Plane Configurations of Lines

At first glance it might seem that the world of configurations of lines in a plane resembles the world of configurations of lines in three-dimensional space, which we made an attempt to understand above. It is certainly easy to give definitions for plane configurations which are analogous to the basic definitions in this article. But, contrary to our expectations, these two worlds have very little in common.

Undoubtedly, the plane configuration analog of an interlacing of skew lines is a configuration of lines no three of which pass through a point and no two of which are parallel. The analog of an isotopy of interlacings is a motion during which the lines remain lines and the conditions on the location of the lines are preserved.

Passing from the plane to the projective plane changes the problem, and here, as usual, the projective problem turns out to be simpler and more elegant. In the projective problem the objects are sets of projective lines in $\mathbb{R}P^3$ which satisfy only one condition: no three of them pass through a point. Such a projective plane configuration of lines will be said to be nonsingular. A configuration of this type can also be interpreted as a set of planes through the origin in $\mathbb{R}^3$ such that no three of them contain a line.

In the case of nonsingular plane configurations of lines one must distinguish between isotopies and rigid isotopies. Two configurations are isotopic, or, equivalently, they have the same topological type, if one can be taken to the other by means of a homeomorphism $\mathbb{R}P^2\to\mathbb{R}P^2$. Two configurations are said to be rigidly isotopic if they can be connected by a path in space whose points are nonsingular plane configurations of lines.

In the isotopic and rigid isotopic classification problems for plane configurations we do not have the amphicheirality question. This is because the mirror image of any configuration is isotopic to the original configuration, since a reflection of the projective plane is isotopic to the identity map by means of an isotopy consisting of projective transformations. (More generally, the group of projective transformations of $\mathbb{R}P^2$ is connected.)

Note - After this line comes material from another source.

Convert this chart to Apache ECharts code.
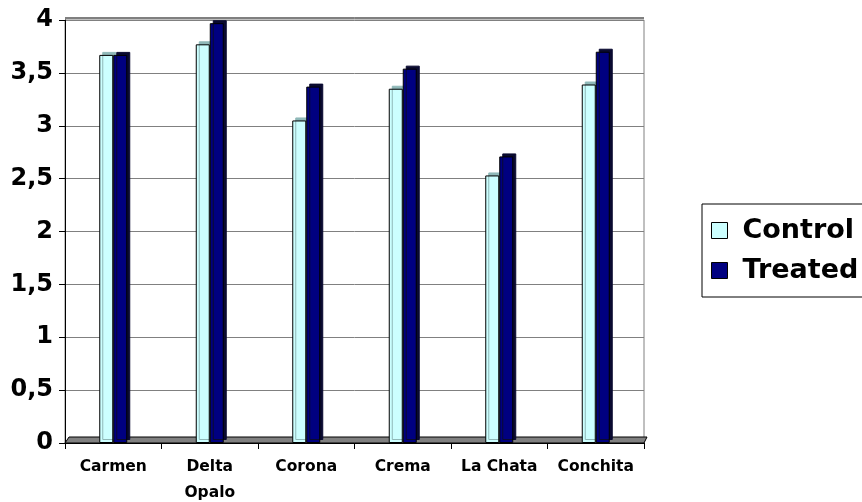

The isotopic and rigid isotopic classification problems for nonsingular plane configurations of lines have both been solved for configurations where the number of lines is $\le7$, and in these cases the answer to both problems turns out to be the same (see Finashin []8). If there are $\le5$ lines, the isotopy type is determined by the number of lines. There are four types of nonsingular plane configurations of six lines, and 11 types of nonsingular plane configurations of seven lines. But when we reach configurations of more than seven lines, the isotopy and rigid isotopy classifications diverge sharply. Mnev []9 proved a surprising theorem, according to which, roughly speaking, a set of nonsingular plane configurations of lines which are isotopic to one another can have the homotopy type of any affine open semi-algebraic set, and, in particular, it can have any number of connected components, i.e., it can contain an arbitrary number of rigid isotopy classes. (This statement is imprecise, because in Mnev's work one considers ordered configurations in which the first four lines are in a fixed position; otherwise one must divide out by the action of the group of projective transformations.)

The simplest example known of nonsingular plane configurations of lines which are isotopic but not rigid isotopic can be found in Suvorov [13]. The configurations in this example have 14 lines.